Sumo is not just a competitive sport, where the trial of strength of the wrestler is tested in the dohyo or the circular ring. In Japan, the sport is associated with a specific ritual and has been in existence from a very long period. The wrestlers in Sumo are called as rikishis.
While the game actually takes very short period to conclude, the preparation for the game, the rituals associated with the game and the way of life advised for and practiced by the rikishi are the interesting things associated with this combat sport.
The rikishis or wrestlers should follow a very strict way of life as per the directions of the Sumo Association and any deviation in this way of life will invite disqualification. A sumo wrestler is not allowed to drive his own car, as per the stipulations. A sumo wrestler should grow long hair and also form a top knot. This is a must do thing. Even in public places they should wear the specific wardrobes prescribed for the game. Depending upon their wardrobe, their level of expertise will be known to the public who happen to see them. The sumo wrestler or rikishi is not allowed to take breakfast in the morning. One heavy meal is what he should take and always maintain overweight.

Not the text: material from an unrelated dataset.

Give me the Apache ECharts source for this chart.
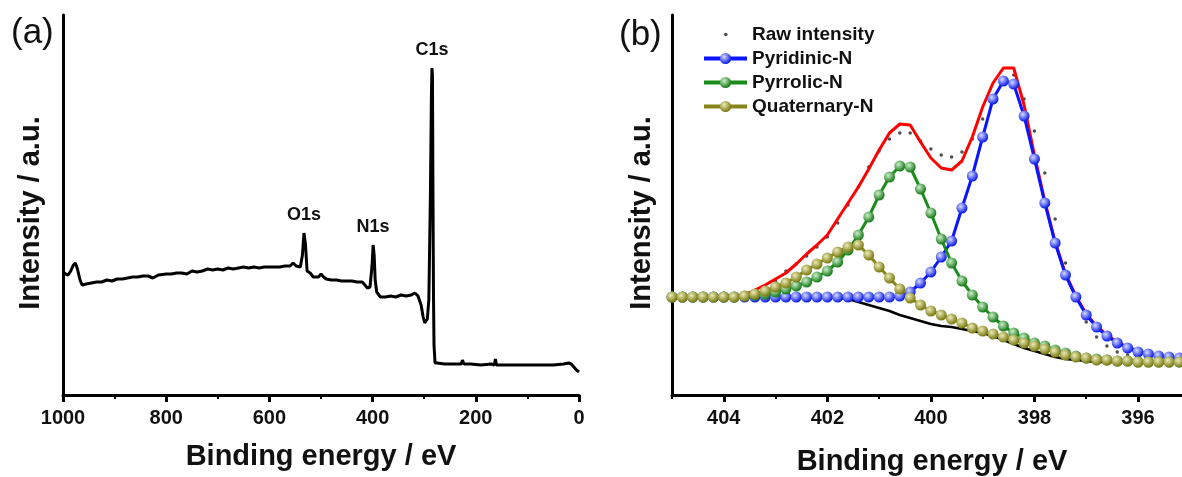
<!DOCTYPE html>
<html>
<head>
<meta charset="utf-8">
<script src="https://cdn.jsdelivr.net/npm/echarts@6/dist/echarts.min.js"></script>
<style>
    html, body { margin: 0; padding: 0; background: #fff; }
    #main { width: 1182px; height: 477px; }
</style>
</head>
<body>
<div id="main"></div>
<script>
// ---- (a) survey spectrum ----
const surveyEnergy = [1000, 995, 990, 985, 980, 976, 972, 967, 963, 955, 945, 935, 925, 915, 905, 895, 885, 875, 865, 855,
    845, 835, 826, 815, 800, 790, 780, 770, 760, 750, 740, 730, 720, 710, 700, 690, 680, 670, 660, 650,
    640, 630, 620, 610, 600, 590, 580, 570, 560, 554, 548, 540, 536, 533, 530, 527, 521, 515, 505, 500,
    495, 490, 480, 470, 460, 450, 440, 430, 420, 415, 410, 405, 401, 399, 397, 395, 392, 385, 375, 365,
    355, 345, 335, 325, 318, 312, 306, 302, 299, 297, 294, 291, 288, 286, 285, 284, 283, 282, 281, 279,
    275, 260, 245, 235, 228, 226, 223, 210, 190, 170, 164, 162, 160, 150, 130, 110, 90, 70, 50, 30,
    20, 15, 10, 5, 0];
const surveyIntensity = [123, 121, 120, 124, 130, 132, 126, 115, 110, 111, 112, 113, 113, 115, 114, 116, 116, 117, 118, 118,
    119, 119, 117, 120, 121, 121, 122, 122, 121, 124, 123, 124, 126, 125, 126, 125, 127, 126, 127, 128,
    127, 128, 127, 128, 128, 128, 128, 129, 129, 132, 129, 128, 140, 162, 150, 124, 122, 118, 118, 121,
    118, 116, 115, 115, 114, 114, 114, 113, 113, 110, 107, 108, 130, 150, 140, 115, 103, 98, 98, 99,
    98, 100, 99, 100, 102, 99, 90, 78, 72, 70, 76, 95, 200, 300, 327, 320, 200, 100, 50, 32,
    32, 31, 31, 31, 31, 35, 31, 31, 30, 31, 30, 36, 30, 30, 30, 30, 30, 30, 30, 31,
    32, 31, 28, 25, 23];
const surveyPeaks = ['O1s', 'N1s', 'C1s'];
const surveyPeakEnergy = [533, 399, 285];
const surveyPeakIntensity = [162, 150, 327];

// ---- (b) N1s high resolution ----
const n1sEnergy = [405.0, 404.8, 404.6, 404.4, 404.2, 404.0, 403.8, 403.6, 403.4, 403.2,
    403.0, 402.8, 402.6, 402.4, 402.2, 402.0, 401.8, 401.6, 401.4, 401.2,
    401.0, 400.8, 400.6, 400.4, 400.2, 400.0, 399.8, 399.6, 399.4, 399.2,
    399.0, 398.8, 398.6, 398.4, 398.2, 398.0, 397.8, 397.6, 397.4, 397.2,
    397.0, 396.8, 396.6, 396.4, 396.2, 396.0, 395.8, 395.6, 395.4, 395.2];
const rawIntensity = [98, 98, 98, 98, 98, 98, 98, 98, 103, 108,
    114, 124, 131, 139, 148, 158, 172, 190, 208, 228,
    244, 256, 262, 262, 254, 246, 240, 238, 243, 256,
    276, 297, 316, 320, 296, 264, 222, 176, 132, 96,
    73, 58, 49, 43, 40, 38, 37, 36, 36, 36];
const envelopeFit = [98, 98, 98, 98, 98, 98, 98, 100, 105, 110,
    116, 122, 131, 141, 150, 160, 176, 192, 208, 226,
    245, 262, 271, 270, 253, 237, 227, 225, 234, 258,
    288, 312, 327, 327, 290, 240, 194, 153, 121, 99,
    81, 69, 60, 53, 48, 44, 41, 39, 38, 37];
const backgroundLine = [98, 98, 98, 98, 98, 98, 98, 98, 98, 98,
    98, 98, 98, 98, 98, 98, 97, 96, 93, 90,
    87, 84, 80, 77, 74, 71, 69, 68, 66, 64,
    62, 59, 55, 51, 47, 44, 41, 38, 36, 35,
    34, 33, 33, 33, 33, 33, 33, 33, 33, 33];
const pyridinicN = [98, 98, 98, 98, 98, 98, 98, 98, 98, 98,
    98, 98, 98, 98, 98, 98, 98, 98, 98, 98,
    98, 98, 99, 103, 112, 123, 138, 154, 187, 219,
    258, 296, 314, 311, 279, 236, 192, 152, 120, 98,
    80, 68, 59, 52, 47, 43, 41, 39, 38, 37];
const pyrrolicN = [98, 98, 98, 98, 98, 98, 98, 99, 100, 101,
    103, 106, 109, 113, 118, 124, 133, 145, 160, 178,
    200, 218, 229, 228, 206, 182, 156, 132, 114, 100,
    88, 78, 69, 62, 57, 52, 49, 45, 42, 39,
    37, 36, 35, 34, 34, 33, 33, 33, 33, 33];
const quaternaryN = [98, 98, 98, 98, 98, 98, 98, 99, 101, 104,
    108, 112, 118, 125, 131, 137, 143, 148, 150, 140,
    128, 117, 106, 97, 90, 84, 80, 76, 72, 67,
    64, 61, 58, 55, 52, 49, 46, 43, 40, 38,
    37, 35, 35, 34, 34, 33, 33, 33, 33, 33];
const n1sMajorTicks = [404, 402, 400, 398, 396];
const n1sMinorTicks = [405, 403, 401, 399, 397];

const FONT = '"Liberation Sans", Arial, sans-serif';

function pairs(xs, ys) {
    return xs.map((x, i) => [x, ys[i]]);
}

function ball(light, dark) {
    return new echarts.graphic.RadialGradient(0.38, 0.35, 0.62, [
        { offset: 0, color: light },
        { offset: 1, color: dark }
    ]);
}

function fitSeries(name, values, lineColor, light, dark) {
    return {
        name: name,
        type: 'line',
        xAxisIndex: 1,
        yAxisIndex: 1,
        data: pairs(n1sEnergy, values),
        color: lineColor,
        symbol: 'circle',
        symbolSize: 11,
        showAllSymbol: true,
        lineStyle: { color: lineColor, width: 3 },
        itemStyle: { color: ball(light, dark) }
    };
}

const axisLabelStyle = {
    fontFamily: FONT,
    fontSize: 20,
    fontWeight: 'bold',
    color: '#111',
    margin: 13,
    formatter: v => String(v)
};

const chart = echarts.init(document.getElementById('main'));

const option = {
    animation: false,
    backgroundColor: '#fff',
    grid: [
        { left: 63, top: 15, width: 516, height: 380 },
        { left: 672, top: 15, right: 0, height: 380 }
    ],
    xAxis: [
        {
            gridIndex: 0,
            type: 'value',
            min: 0,
            max: 1000,
            interval: 200,
            inverse: true,
            axisLine: { onZero: false, lineStyle: { color: '#000', width: 3 } },
            axisTick: { length: 7, lineStyle: { color: '#000', width: 3 } },
            minorTick: { show: true, splitNumber: 2, length: 4, lineStyle: { color: '#000', width: 2 } },
            axisLabel: Object.assign({ showMinLabel: true, showMaxLabel: true }, axisLabelStyle),
            splitLine: { show: false }
        },
        {
            gridIndex: 1,
            type: 'value',
            min: 395.15,
            max: 405,
            inverse: true,
            axisLine: { onZero: false, lineStyle: { color: '#000', width: 3 } },
            axisTick: { customValues: n1sMajorTicks, length: 7, lineStyle: { color: '#000', width: 3 } },
            axisLabel: Object.assign({ customValues: n1sMajorTicks }, axisLabelStyle),
            splitLine: { show: false }
        },
        {
            gridIndex: 1,
            type: 'value',
            position: 'bottom',
            min: 395.15,
            max: 405,
            inverse: true,
            axisLine: { show: false },
            axisTick: { customValues: n1sMinorTicks, length: 4, lineStyle: { color: '#000', width: 2 } },
            axisLabel: { show: false },
            splitLine: { show: false }
        }
    ],
    yAxis: [0, 1].map(i => ({
        gridIndex: i,
        type: 'value',
        min: 0,
        max: 380,
        axisLine: { show: true, onZero: false, lineStyle: { color: '#000', width: 3 } },
        axisTick: { show: false },
        axisLabel: { show: false },
        splitLine: { show: false }
    })),
    legend: {
        orient: 'vertical',
        left: 697,
        top: 20,
        itemWidth: 43,
        itemHeight: 14,
        itemGap: 5,
        lineStyle: { width: 4 },
        textStyle: { fontFamily: FONT, fontSize: 19, fontWeight: 'bold', color: '#111' },
        data: [
            { name: 'Raw intensity', icon: 'path://M0 0M43 0M43 14M0 14M20 7a1.8 1.8 0 1 0 3.6 0a1.8 1.8 0 1 0 -3.6 0Z' },
            'Pyridinic-N',
            'Pyrrolic-N',
            'Quaternary-N'
        ]
    },
    graphic: [
        { type: 'text', x: 11, y: 33, style: { text: '(a)', font: '35px ' + FONT, fill: '#111', verticalAlign: 'middle' } },
        { type: 'text', x: 619, y: 35, style: { text: '(b)', font: '35px ' + FONT, fill: '#111', verticalAlign: 'middle' } },
        { type: 'text', x: 31, y: 213, rotation: Math.PI / 2, style: { text: 'Intensity / a.u.', font: 'bold 29px ' + FONT, fill: '#111', align: 'center', verticalAlign: 'middle' } },
        { type: 'text', x: 642, y: 213, rotation: Math.PI / 2, style: { text: 'Intensity / a.u.', font: 'bold 29px ' + FONT, fill: '#111', align: 'center', verticalAlign: 'middle' } },
        { type: 'text', x: 321, y: 457, style: { text: 'Binding energy / eV', font: 'bold 29px ' + FONT, fill: '#111', align: 'center', verticalAlign: 'middle' } },
        { type: 'text', x: 932, y: 462, style: { text: 'Binding energy / eV', font: 'bold 29px ' + FONT, fill: '#111', align: 'center', verticalAlign: 'middle' } }
    ],
    series: [
        {
            name: 'Survey',
            type: 'line',
            xAxisIndex: 0,
            yAxisIndex: 0,
            data: pairs(surveyEnergy, surveyIntensity),
            symbol: 'none',
            lineStyle: { color: '#000', width: 3 },
            markPoint: {
                symbol: 'circle',
                symbolSize: 1,
                itemStyle: { color: 'rgba(0,0,0,0)' },
                label: {
                    show: true,
                    position: 'top',
                    distance: 8,
                    formatter: '{b}',
                    fontFamily: FONT,
                    fontSize: 18,
                    fontWeight: 'bold',
                    color: '#111'
                },
                data: surveyPeaks.map((p, i) => ({ name: p, coord: [surveyPeakEnergy[i], surveyPeakIntensity[i]] }))
            }
        },
        {
            name: 'Background',
            type: 'line',
            xAxisIndex: 1,
            yAxisIndex: 1,
            data: pairs(n1sEnergy, backgroundLine),
            symbol: 'none',
            lineStyle: { color: '#000', width: 2.5 }
        },
        {
            name: 'Envelope',
            type: 'line',
            xAxisIndex: 1,
            yAxisIndex: 1,
            data: pairs(n1sEnergy, envelopeFit),
            symbol: 'none',
            lineStyle: { color: '#ff0000', width: 3 }
        },
        {
            name: 'Raw intensity',
            type: 'scatter',
            xAxisIndex: 1,
            yAxisIndex: 1,
            data: pairs(n1sEnergy, rawIntensity),
            symbolSize: 3.5,
            itemStyle: { color: '#222' }
        },
        fitSeries('Pyridinic-N', pyridinicN, '#0a14ff', '#d6dbff', '#1020e8'),
        fitSeries('Pyrrolic-N', pyrrolicN, '#1a8c1a', '#cdeecd', '#1a7f1a'),
        fitSeries('Quaternary-N', quaternaryN, '#86861a', '#ecebb8', '#7d7d14')
    ]
};

chart.setOption(option);
</script>
</body>
</html>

Now Some Interesting facts About Sumo
- Do you know which professional sport has the shortest duration between the games – wherein a game comes to end, in most cases, in less than a minute or in a few seconds? – It is Sumo, a competitive sport, played mostly in Japan and the neighboring countries.
- Sumo wrestlers are banned from driving cars, for reasons of tradition rather safety concerns due to weight…
- The loincloth (まわし-mawashi) is about 7 metres long. Only higher ranking wrestlers are allowed silk ones -kinky! As well as being something to grab onto, it is supposed to provide some protection to the vital organs.
- No women are allowed in the dohyo. No exception was made for a female government minister who wanted to present the tournament prizes. A woman tried to step into the ring during a tournamdnt in 2007, but was stopped.
- The keshou-mawashi (化粧回し-ceremonial aprons) are given to wrestlers by their fan clubs.
- In the early days of sumo, “after each match the winner’s preferred…dance and music was performed”(Marshall Arts and Sports in Japan pg 23).Sounds like showbiz-style boxing or wrestling!.
- Sumo was always performed outdoors until the first Kokugikan was built in Ryogoku, Tokyo in 1909.
- When the Meiji government ruled that everyone must off their topknots (髷-mage), sumo wrestlers were the only exceptions. They still have it cut off when they retire.